━━ RECORDED INFORMATION ━━

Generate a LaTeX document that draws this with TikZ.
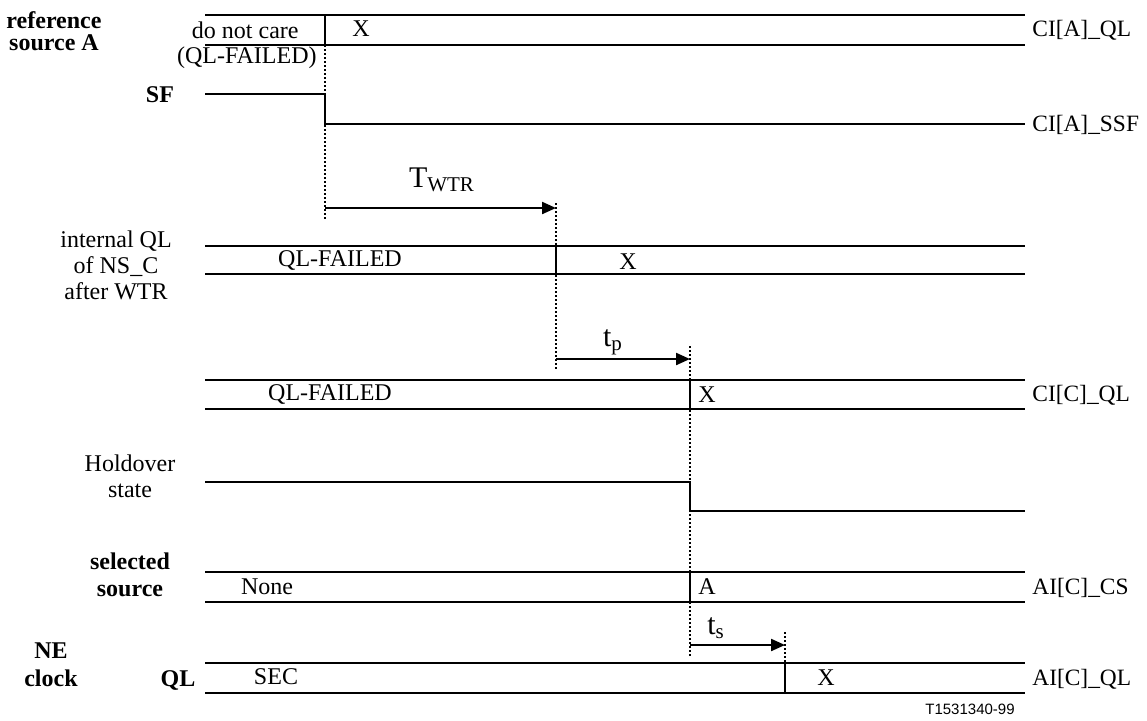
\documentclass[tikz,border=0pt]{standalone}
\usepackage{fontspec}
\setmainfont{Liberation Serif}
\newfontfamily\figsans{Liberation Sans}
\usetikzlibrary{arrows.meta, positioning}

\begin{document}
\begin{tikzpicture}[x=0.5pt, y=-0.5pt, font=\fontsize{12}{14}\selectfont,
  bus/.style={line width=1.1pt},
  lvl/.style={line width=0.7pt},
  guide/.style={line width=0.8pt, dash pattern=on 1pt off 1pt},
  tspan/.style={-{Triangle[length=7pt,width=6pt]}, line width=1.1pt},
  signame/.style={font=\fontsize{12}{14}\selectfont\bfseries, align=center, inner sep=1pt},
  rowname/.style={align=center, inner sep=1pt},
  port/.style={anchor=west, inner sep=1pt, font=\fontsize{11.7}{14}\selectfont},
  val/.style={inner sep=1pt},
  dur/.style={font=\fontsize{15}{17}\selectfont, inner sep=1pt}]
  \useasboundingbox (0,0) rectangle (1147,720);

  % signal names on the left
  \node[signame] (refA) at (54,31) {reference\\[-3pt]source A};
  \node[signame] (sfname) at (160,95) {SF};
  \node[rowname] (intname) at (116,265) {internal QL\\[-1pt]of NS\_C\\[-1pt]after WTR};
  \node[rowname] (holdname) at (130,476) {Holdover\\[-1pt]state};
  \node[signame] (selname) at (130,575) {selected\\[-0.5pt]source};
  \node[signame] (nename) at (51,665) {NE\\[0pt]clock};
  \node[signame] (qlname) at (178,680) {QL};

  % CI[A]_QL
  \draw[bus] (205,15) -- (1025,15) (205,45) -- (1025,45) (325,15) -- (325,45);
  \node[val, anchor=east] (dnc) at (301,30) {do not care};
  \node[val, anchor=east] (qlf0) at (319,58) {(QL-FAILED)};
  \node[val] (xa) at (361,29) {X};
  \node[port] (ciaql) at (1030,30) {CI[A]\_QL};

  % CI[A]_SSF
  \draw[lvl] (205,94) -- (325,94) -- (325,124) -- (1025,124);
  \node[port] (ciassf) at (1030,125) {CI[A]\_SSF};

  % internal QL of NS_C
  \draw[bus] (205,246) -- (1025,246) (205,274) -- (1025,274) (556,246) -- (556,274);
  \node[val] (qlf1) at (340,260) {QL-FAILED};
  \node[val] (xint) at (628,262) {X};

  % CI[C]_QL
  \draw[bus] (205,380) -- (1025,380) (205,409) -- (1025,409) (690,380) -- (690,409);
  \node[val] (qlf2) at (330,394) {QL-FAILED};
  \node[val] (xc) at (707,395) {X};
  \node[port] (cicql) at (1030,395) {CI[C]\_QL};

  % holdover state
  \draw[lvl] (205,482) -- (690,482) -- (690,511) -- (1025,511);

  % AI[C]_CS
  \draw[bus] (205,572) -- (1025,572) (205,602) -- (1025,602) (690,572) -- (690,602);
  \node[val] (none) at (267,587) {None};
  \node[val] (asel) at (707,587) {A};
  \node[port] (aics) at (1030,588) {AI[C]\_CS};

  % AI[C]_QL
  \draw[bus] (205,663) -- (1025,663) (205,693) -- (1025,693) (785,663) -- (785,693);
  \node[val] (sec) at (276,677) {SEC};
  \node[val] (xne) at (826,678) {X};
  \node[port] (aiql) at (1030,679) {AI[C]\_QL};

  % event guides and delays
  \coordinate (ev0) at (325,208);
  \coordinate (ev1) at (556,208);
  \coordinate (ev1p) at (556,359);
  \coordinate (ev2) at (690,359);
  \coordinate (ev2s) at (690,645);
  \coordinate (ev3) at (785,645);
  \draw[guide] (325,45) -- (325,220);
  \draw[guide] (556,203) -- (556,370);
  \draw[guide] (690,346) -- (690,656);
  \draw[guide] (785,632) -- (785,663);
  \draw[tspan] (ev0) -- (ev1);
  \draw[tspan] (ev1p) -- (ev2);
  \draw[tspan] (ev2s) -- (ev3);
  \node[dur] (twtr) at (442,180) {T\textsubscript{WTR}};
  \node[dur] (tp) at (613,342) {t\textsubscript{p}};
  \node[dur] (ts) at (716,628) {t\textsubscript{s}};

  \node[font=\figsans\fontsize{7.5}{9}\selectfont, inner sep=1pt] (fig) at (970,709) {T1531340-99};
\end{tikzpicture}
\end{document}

━━━

SHORT PROBLEM >>
Using the material above, return every line exactly as it appears, minus the pictures.

EXERCISE RESULT >>
Generate a LaTeX document that draws this with TikZ.
\documentclass[tikz,border=0pt]{standalone}
\usepackage{fontspec}
\setmainfont{Liberation Serif}
\newfontfamily\figsans{Liberation Sans}
\usetikzlibrary{arrows.meta, positioning}

\begin{document}
\begin{tikzpicture}[x=0.5pt, y=-0.5pt, font=\fontsize{12}{14}\selectfont,
  bus/.style={line width=1.1pt},
  lvl/.style={line width=0.7pt},
  guide/.style={line width=0.8pt, dash pattern=on 1pt off 1pt},
  tspan/.style={-{Triangle[length=7pt,width=6pt]}, line width=1.1pt},
  signame/.style={font=\fontsize{12}{14}\selectfont\bfseries, align=center, inner sep=1pt},
  rowname/.style={align=center, inner sep=1pt},
  port/.style={anchor=west, inner sep=1pt, font=\fontsize{11.7}{14}\selectfont},
  val/.style={inner sep=1pt},
  dur/.style={font=\fontsize{15}{17}\selectfont, inner sep=1pt}]
  \useasboundingbox (0,0) rectangle (1147,720);

  % signal names on the left
  \node[signame] (refA) at (54,31) {reference\\[-3pt]source A};
  \node[signame] (sfname) at (160,95) {SF};
  \node[rowname] (intname) at (116,265) {internal QL\\[-1pt]of NS\_C\\[-1pt]after WTR};
  \node[rowname] (holdname) at (130,476) {Holdover\\[-1pt]state};
  \node[signame] (selname) at (130,575) {selected\\[-0.5pt]source};
  \node[signame] (nename) at (51,665) {NE\\[0pt]clock};
  \node[signame] (qlname) at (178,680) {QL};

  % CI[A]_QL
  \draw[bus] (205,15) -- (1025,15) (205,45) -- (1025,45) (325,15) -- (325,45);
  \node[val, anchor=east] (dnc) at (301,30) {do not care};
  \node[val, anchor=east] (qlf0) at (319,58) {(QL-FAILED)};
  \node[val] (xa) at (361,29) {X};
  \node[port] (ciaql) at (1030,30) {CI[A]\_QL};

  % CI[A]_SSF
  \draw[lvl] (205,94) -- (325,94) -- (325,124) -- (1025,124);
  \node[port] (ciassf) at (1030,125) {CI[A]\_SSF};

  % internal QL of NS_C
  \draw[bus] (205,246) -- (1025,246) (205,274) -- (1025,274) (556,246) -- (556,274);
  \node[val] (qlf1) at (340,260) {QL-FAILED};
  \node[val] (xint) at (628,262) {X};

  % CI[C]_QL
  \draw[bus] (205,380) -- (1025,380) (205,409) -- (1025,409) (690,380) -- (690,409);
  \node[val] (qlf2) at (330,394) {QL-FAILED};
  \node[val] (xc) at (707,395) {X};
  \node[port] (cicql) at (1030,395) {CI[C]\_QL};

  % holdover state
  \draw[lvl] (205,482) -- (690,482) -- (690,511) -- (1025,511);

  % AI[C]_CS
  \draw[bus] (205,572) -- (1025,572) (205,602) -- (1025,602) (690,572) -- (690,602);
  \node[val] (none) at (267,587) {None};
  \node[val] (asel) at (707,587) {A};
  \node[port] (aics) at (1030,588) {AI[C]\_CS};

  % AI[C]_QL
  \draw[bus] (205,663) -- (1025,663) (205,693) -- (1025,693) (785,663) -- (785,693);
  \node[val] (sec) at (276,677) {SEC};
  \node[val] (xne) at (826,678) {X};
  \node[port] (aiql) at (1030,679) {AI[C]\_QL};

  % event guides and delays
  \coordinate (ev0) at (325,208);
  \coordinate (ev1) at (556,208);
  \coordinate (ev1p) at (556,359);
  \coordinate (ev2) at (690,359);
  \coordinate (ev2s) at (690,645);
  \coordinate (ev3) at (785,645);
  \draw[guide] (325,45) -- (325,220);
  \draw[guide] (556,203) -- (556,370);
  \draw[guide] (690,346) -- (690,656);
  \draw[guide] (785,632) -- (785,663);
  \draw[tspan] (ev0) -- (ev1);
  \draw[tspan] (ev1p) -- (ev2);
  \draw[tspan] (ev2s) -- (ev3);
  \node[dur] (twtr) at (442,180) {T\textsubscript{WTR}};
  \node[dur] (tp) at (613,342) {t\textsubscript{p}};
  \node[dur] (ts) at (716,628) {t\textsubscript{s}};

  \node[font=\figsans\fontsize{7.5}{9}\selectfont, inner sep=1pt] (fig) at (970,709) {T1531340-99};
\end{tikzpicture}
\end{document}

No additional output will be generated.